**Exercise brief:**
In the listing that follows, how many lines contain the string "down"? Provide only the number.

**Collected data:**
——

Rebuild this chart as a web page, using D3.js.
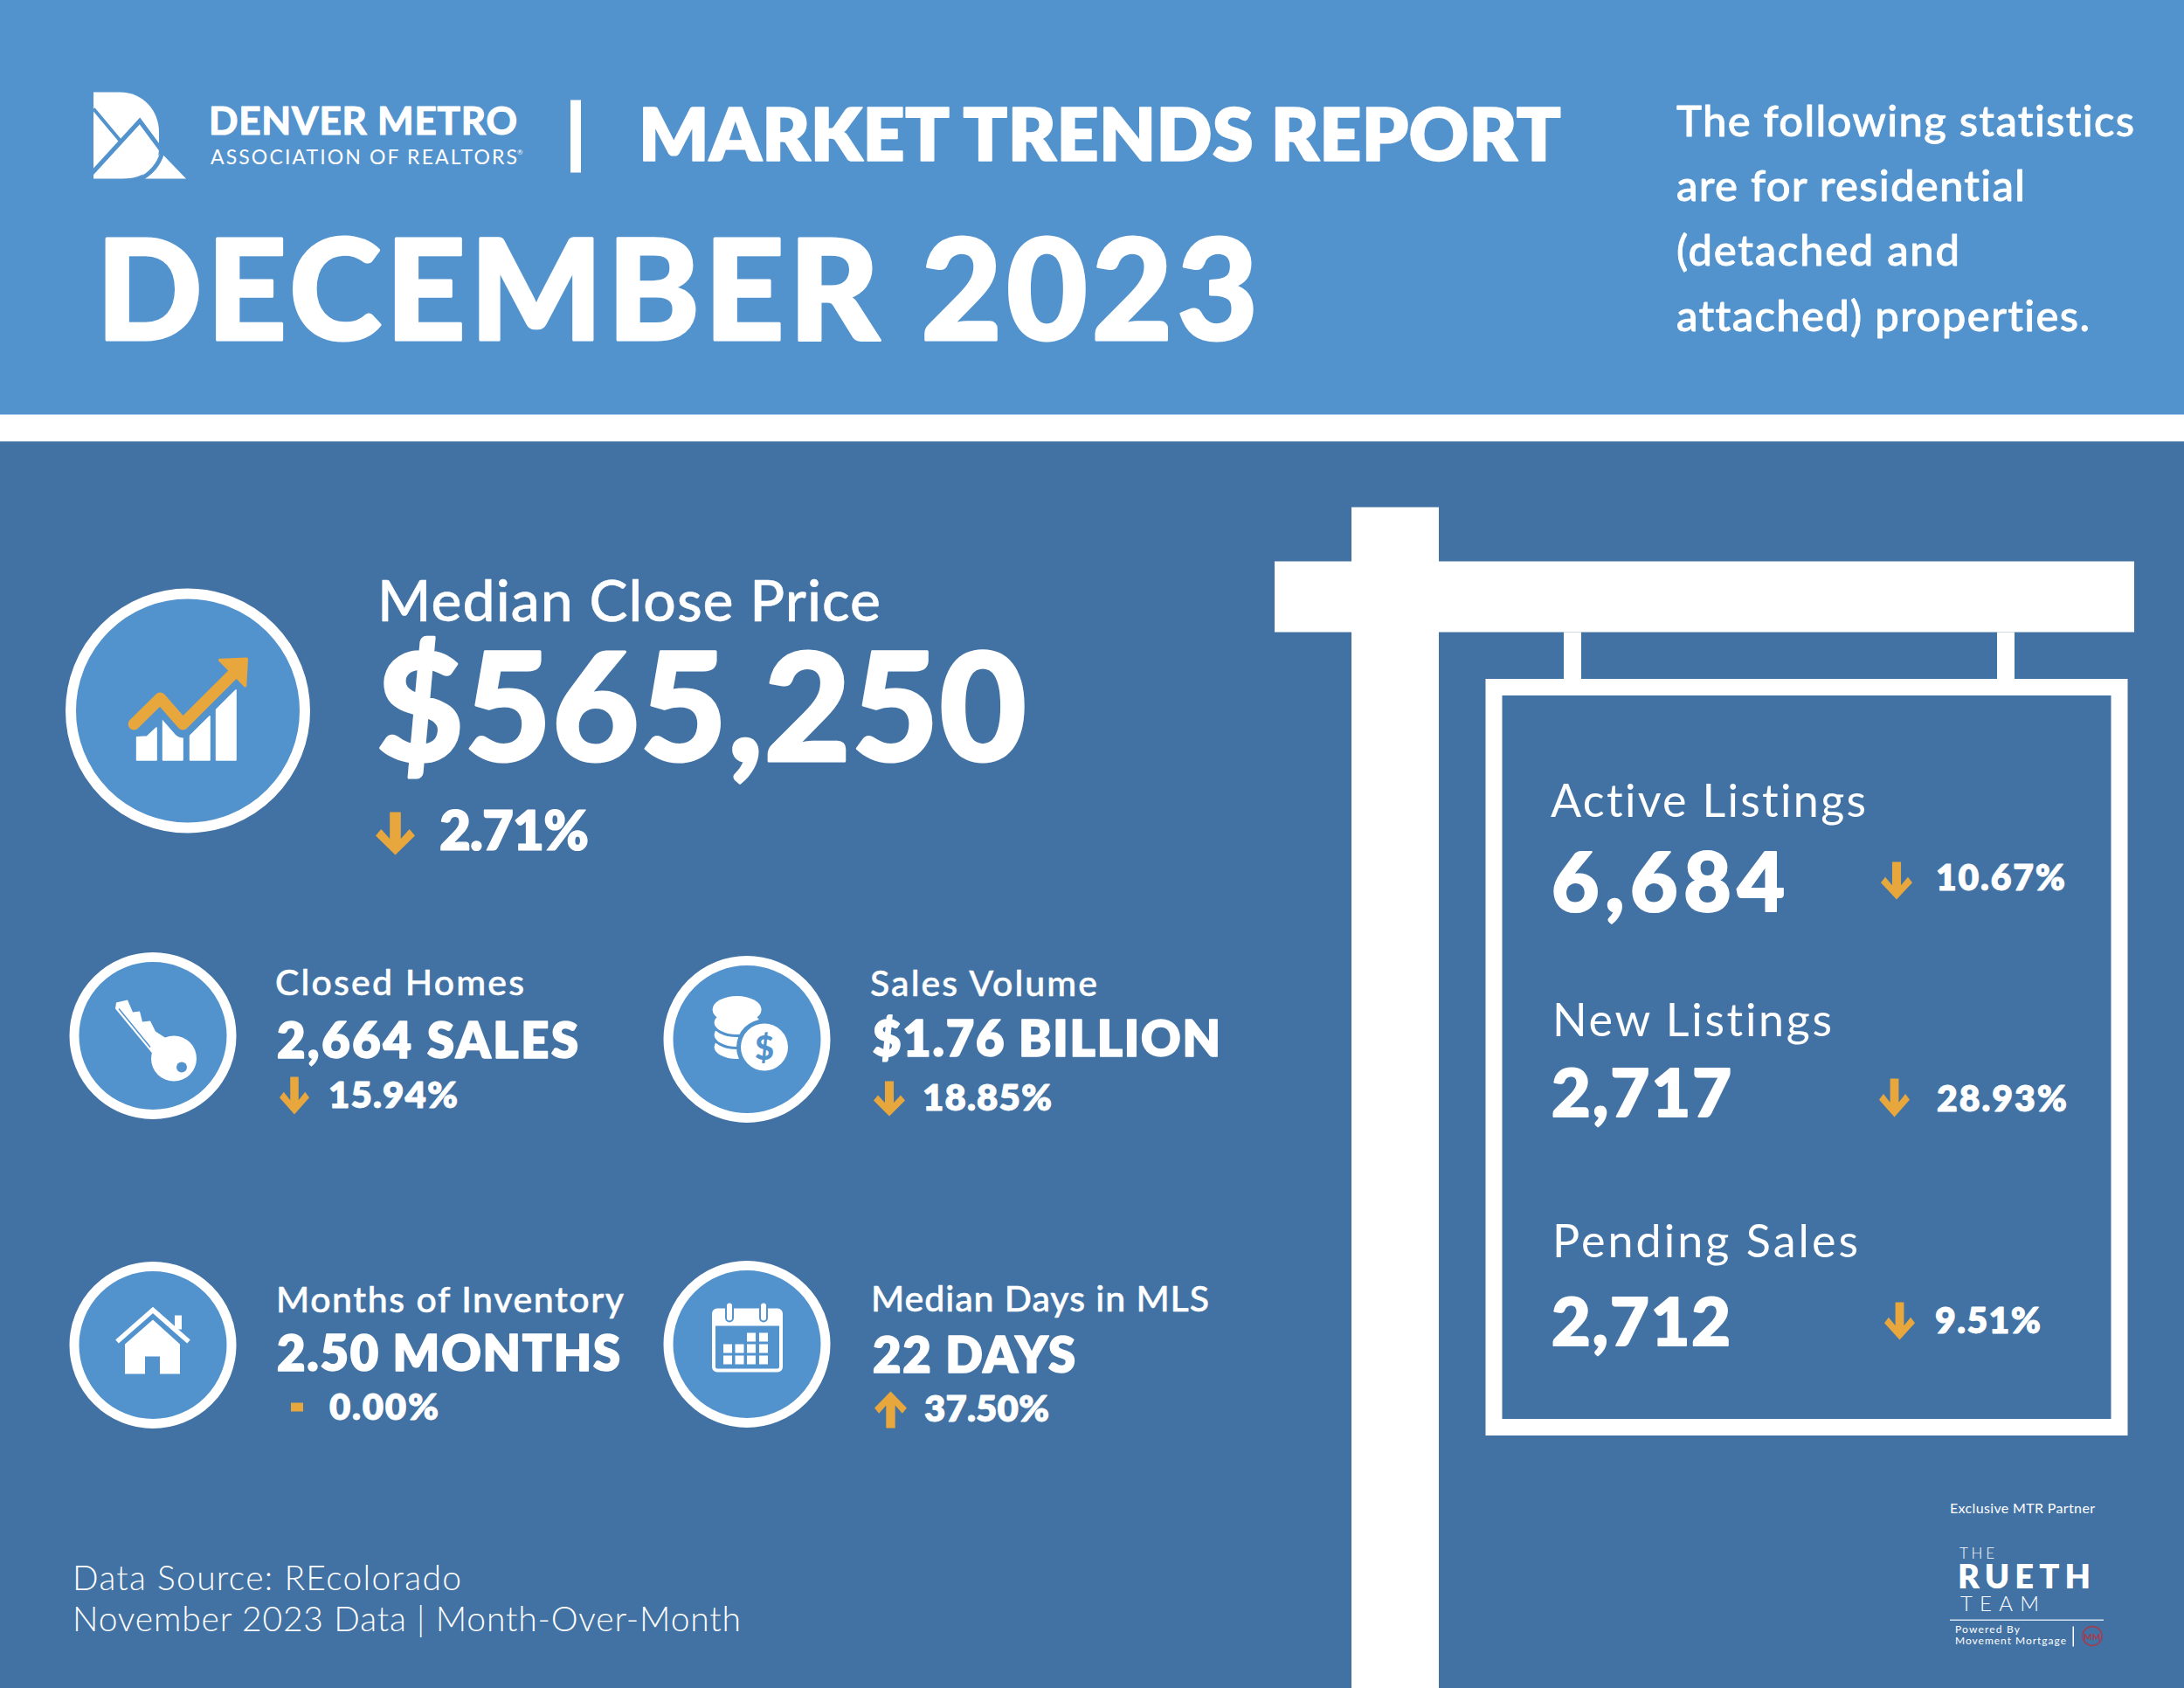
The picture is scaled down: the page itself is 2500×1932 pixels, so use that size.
<!DOCTYPE html>
<html>
<head>
<meta charset="utf-8">
<script src="https://d3js.org/d3.v7.min.js"></script>
<style>
  body { margin: 0; background: #4272a3; }
  text { font-family: Lato, "Noto Sans", sans-serif; fill: #fff; font-variant-ligatures: none; }
</style>
</head>
<body>
<div id="my_dataviz"></div>
<script>

// the numbers and words of the report
var reportTitle = "MARKET TRENDS REPORT";
var reportMonth = "DECEMBER 2023";
var brandName = "DENVER METRO";
var brandSub = "ASSOCIATION OF REALTORS";
var introLines = ["The following statistics", "are for residential", "(detached and", "attached) properties."];

var metricLabels = ["Median Close Price", "Closed Homes", "Sales Volume", "Months of Inventory", "Median Days in MLS"];
var metricValues = ["$565,250", "2,664 SALES", "$1.76 BILLION", "2.50 MONTHS", "22 DAYS"];
var metricChanges = ["2.71%", "15.94%", "18.85%", "0.00%", "37.50%"];
var metricTrends = ["down", "down", "down", "flat", "up"];

var signLabels = ["Active Listings", "New Listings", "Pending Sales"];
var signValues = ["6,684", "2,717", "2,712"];
var signChanges = ["10.67%", "28.93%", "9.51%"];
var signTrends = ["down", "down", "down"];

var footerLines = ["Data Source: REcolorado", "November 2023 Data | Month-Over-Month"];

// colours
var light = "#5393cd", dark = "#4272a3", orange = "#e8a73c", white = "#fff";

// where each block sits. label / value / change: [x, baseline, font size, width]
var metricLayout = [
  {label: [432, 709, 66, 576], value: [431, 869, 172, 744], change: [503, 971, 62, 171], arrow: [430, 928, 45, 49], ring: [215, 812, 134]},
  {label: [315, 1137, 41, 285], value: [317, 1209, 56, 345], change: [376, 1266, 42, 148], arrow: [320, 1231, 34, 43], ring: [175, 1184, 90]},
  {label: [996, 1138.5, 41, 260], value: [999, 1207, 56, 398], change: [1056, 1269, 42, 148], arrow: [1000, 1236, 36, 40], ring: [855, 1188, 90]},
  {label: [316, 1500, 41, 398], value: [317, 1567, 56, 393], change: [377, 1623, 42, 125], arrow: [333, 1604, 14, 10], ring: [175, 1538, 90]},
  {label: [997, 1499, 41, 387], value: [999, 1569, 56, 232], change: [1058, 1625, 42, 143], arrow: [1001, 1591, 37, 42], ring: [855, 1537, 90]}
];
var signLayout = [
  {label: [1775, 933, 52, 361], value: [1776, 1041, 94, 267], change: [2216, 1017, 41, 148], arrow: [2153, 985, 36, 43]},
  {label: [1777, 1184, 52, 320], value: [1776, 1276, 77, 206], change: [2217, 1270, 41, 149], arrow: [2151, 1233, 35, 44]},
  {label: [1777, 1437, 52, 350], value: [1776, 1538, 77, 205], change: [2215, 1524, 41, 121], arrow: [2157, 1489, 35, 43]}
];

var svg = d3.select("#my_dataviz")
  .append("svg")
    .attr("width", 2500)
    .attr("height", 1932)
    .style("display", "block")
  .append("g")
    .attr("transform", "translate(0,1.5)");

function addRect(g, x, y, w, h, fill) {
  return g.append("rect").attr("x", x).attr("y", y).attr("width", w).attr("height", h).attr("fill", fill);
}

// text spaced out to the width it has in the report, thick adds an outline for the heavy cuts
function addText(g, str, pos, weight, thick) {
  var t = g.append("text")
    .attr("x", pos[0])
    .attr("y", pos[1])
    .style("font-size", pos[2] + "px")
    .style("font-weight", weight)
    .text(str);
  if (pos[3]) t.attr("textLength", pos[3]).attr("lengthAdjust", "spacing");
  if (thick) t.style("stroke", white).style("stroke-width", thick).style("stroke-linejoin", "round");
  return t;
}

var line = d3.line();

// down arrow on a unit box, flipped for up
var arrowShape = [[.36,0],[.64,0],[.64,.62],[.86,.40],[1,.55],[.5,1],[0,.55],[.14,.40],[.36,.62]];
function addArrow(g, box, trend) {
  if (trend === "flat") {
    addRect(g, box[0], box[1], box[2], box[3], orange);
    return;
  }
  var pts = arrowShape.map(function(p) {
    return [box[0] + p[0] * box[2], box[1] + (trend === "up" ? 1 - p[1] : p[1]) * box[3]];
  });
  g.append("path").attr("d", line(pts) + "Z").attr("fill", orange);
}

// background bands
addRect(svg, 0, -5, 2500, 479, light);
addRect(svg, 0, 473, 2500, 31, white);
addRect(svg, 0, 504, 2500, 1432, dark);

// header logo
var logo = svg.append("g");
logo.append("path")
  .attr("d", "M107,104 H137 C164,104 182,125 182,150 V168 C182,190 165,203 140,203 H107 Z")
  .attr("fill", white);
logo.append("path").attr("d", line([[160,203],[184,173],[213,203]]) + "Z").attr("fill", white);
logo.append("path").attr("d", line([[107,123],[138,160]])).attr("stroke", light).attr("stroke-width", 4).attr("fill", "none");
logo.append("path").attr("d", line([[105,197],[160,137],[186,172]])).attr("stroke", light).attr("stroke-width", 5).attr("fill", "none");
logo.append("path").attr("d", "M186,172 C182,188 172,198 158,205").attr("stroke", light).attr("stroke-width", 5).attr("fill", "none");

addText(svg, brandName, [239, 152, 44, 353], 700, 1.2);
addText(svg, brandSub, [241, 186, 23, 351], 400);
addText(svg, "®", [592, 175, 8], 400);
addRect(svg, 653, 113, 12, 83, white);
addText(svg, reportTitle, [731, 182, 84, 1056], 800, 1.6);
addText(svg, reportMonth, [110, 387, 160, 1330], 900, 3);

var introPos = [[1919, 154, 49, 524], [1919, 228, 49, 399], [1919, 302, 49, 324], [1919, 377, 49, 473]];
introLines.forEach(function(d, i) { addText(svg, d, introPos[i], 500, 0.8); });

// the for-sale sign
addRect(svg, 1547, 579, 100, 1353, white);
addRect(svg, 1459, 641, 984, 81, white);
addRect(svg, 1790, 722, 20, 60, white);
addRect(svg, 2286, 722, 20, 60, white);
svg.append("rect")
  .attr("x", 1710).attr("y", 785).attr("width", 716).attr("height", 847)
  .attr("fill", dark).attr("stroke", white).attr("stroke-width", 19);

// metric rings
metricLayout.forEach(function(d) {
  svg.append("circle")
    .attr("cx", d.ring[0]).attr("cy", d.ring[1]).attr("r", d.ring[2])
    .attr("fill", light).attr("stroke", white).attr("stroke-width", d.ring[2] > 100 ? 12 : 11);
});

// icon: rising chart
var chart = svg.append("g").attr("transform", "translate(50,650) scale(0.3333)");
[
  [[320,655],[320,577],[355,575],[387,545],[387,655]],
  [[410,655],[410,515],[477,570],[477,655]],
  [[503,655],[503,570],[570,505],[570,655]],
  [[593,655],[593,475],[660,415],[660,655]]
].forEach(function(b) {
  chart.append("path").attr("d", line(b) + "Z").attr("fill", white)
    .attr("stroke", white).attr("stroke-width", 5).attr("stroke-linejoin", "round");
});
chart.append("path").attr("d", line([[310,532],[400,443],[478,532],[650,360]]))
  .attr("fill", "none").attr("stroke", light).attr("stroke-width", 70).attr("stroke-linejoin", "round").attr("transform", "translate(0,12)");
chart.append("path").attr("d", line([[310,532],[400,443],[478,532],[650,360]]))
  .attr("fill", "none").attr("stroke", orange).attr("stroke-width", 40)
  .attr("stroke-linecap", "round").attr("stroke-linejoin", "round");
chart.append("path").attr("d", line([[605,312],[697,308],[692,400]]) + "Z")
  .attr("fill", orange).attr("stroke", orange).attr("stroke-width", 10).attr("stroke-linejoin", "round");

// icon: key
var key = svg.append("g");
key.append("path")
  .attr("d", line([[132,1153],[133,1146],[146,1143],[152,1157],[160,1156],[163,1168],[172,1167],[178,1179],[195,1190],[175,1205]]) + "Z")
  .attr("fill", white);
key.append("circle").attr("cx", 199).attr("cy", 1210).attr("r", 26).attr("fill", white);
key.append("circle").attr("cx", 208).attr("cy", 1220).attr("r", 6).attr("fill", light);
key.append("path").attr("d", line([[136,1153],[172,1197]])).attr("stroke", light).attr("stroke-width", 1.5);

// icon: coins
var coins = svg.append("g");
[1197, 1183, 1169].forEach(function(y) {
  coins.append("ellipse").attr("cx", 843.6).attr("cy", y).attr("rx", 27.5).attr("ry", 15)
    .attr("fill", white).attr("stroke", light).attr("stroke-width", 3);
});
coins.append("ellipse").attr("cx", 843.6).attr("cy", 1154).attr("rx", 28).attr("ry", 15.5).attr("fill", white);
coins.append("circle").attr("cx", 875).attr("cy", 1197).attr("r", 32).attr("fill", light);
coins.append("circle").attr("cx", 875).attr("cy", 1197).attr("r", 27).attr("fill", white);
coins.append("text").attr("x", 875).attr("y", 1211).attr("text-anchor", "middle")
  .style("font-size", "38px").style("font-weight", 900).style("fill", light).text("$");

// icon: house
var house = svg.append("g");
addRect(house, 200, 1504, 8, 16, white);
house.append("path").attr("d", line([[134,1534],[175,1498],[216,1534]]))
  .attr("fill", "none").attr("stroke", white).attr("stroke-width", 5.5);
house.append("path")
  .attr("d", line([[143,1571],[143,1537],[175,1509],[206,1537],[206,1571],[183,1571],[183,1551],[166,1551],[166,1571]]) + "Z")
  .attr("fill", white);

// icon: calendar
var cal = svg.append("g");
cal.append("rect").attr("x", 817).attr("y", 1498).attr("width", 77).attr("height", 69).attr("rx", 4)
  .attr("fill", "none").attr("stroke", white).attr("stroke-width", 4);
addRect(cal, 817, 1498, 77, 18, white);
[835, 874].forEach(function(x) {
  cal.append("rect").attr("x", x - 4).attr("y", 1489).attr("width", 8).attr("height", 22).attr("rx", 4)
    .attr("fill", white).attr("stroke", light).attr("stroke-width", 2);
});
var calCols = [828, 841.5, 855, 869], calRows = [1524, 1537, 1550];
calRows.forEach(function(y, r) {
  calCols.forEach(function(x, c) {
    if (r === 0 && c < 2) return;
    addRect(cal, x, y, 10, 10, white);
  });
});

// metric text
metricLabels.forEach(function(d, i) {
  var l = metricLayout[i];
  addText(svg, d, l.label, 500, 0.5);
  addText(svg, metricValues[i], l.value, i === 0 ? 900 : 800, i === 0 ? 3 : 1.5);
  addText(svg, metricChanges[i], l.change, 800, i === 0 ? 1.2 : 0.8);
  addArrow(svg, l.arrow, metricTrends[i]);
});

// sign text
signLabels.forEach(function(d, i) {
  var l = signLayout[i];
  addText(svg, d, l.label, 400);
  addText(svg, signValues[i], l.value, 900, 2.2);
  addText(svg, signChanges[i], l.change, 800, 0.8);
  addArrow(svg, l.arrow, signTrends[i]);
});

// footer
addText(svg, footerLines[0], [83, 1818, 39, 445], 300);
addText(svg, footerLines[1], [83, 1865, 39, 765], 300);

// partner block
addText(svg, "Exclusive MTR Partner", [2232, 1730, 16, 166], 400);
addText(svg, "THE", [2243, 1782, 17, 40], 300);
addText(svg, "RUETH", [2241, 1816, 38, 152], 800);
addText(svg, "TEAM", [2244, 1842, 24, 90], 300);
addRect(svg, 2232, 1852, 176, 1.5, "#d5e2ef");
addText(svg, "Powered By", [2238, 1867, 12, 74], 400);
addText(svg, "Movement Mortgage", [2238, 1880, 12, 127], 400);
addRect(svg, 2372.5, 1860, 1.5, 23, white);
svg.append("circle").attr("cx", 2395).attr("cy", 1871).attr("r", 11)
  .attr("fill", "none").attr("stroke", "#a83a4a").attr("stroke-width", 1.5);
svg.append("text").attr("x", 2395).attr("y", 1875).attr("text-anchor", "middle")
  .style("font-size", "10px").style("font-weight", 700).style("fill", "#a83a4a").text("MM");

</script>
</body>
</html>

——

**The response:**
4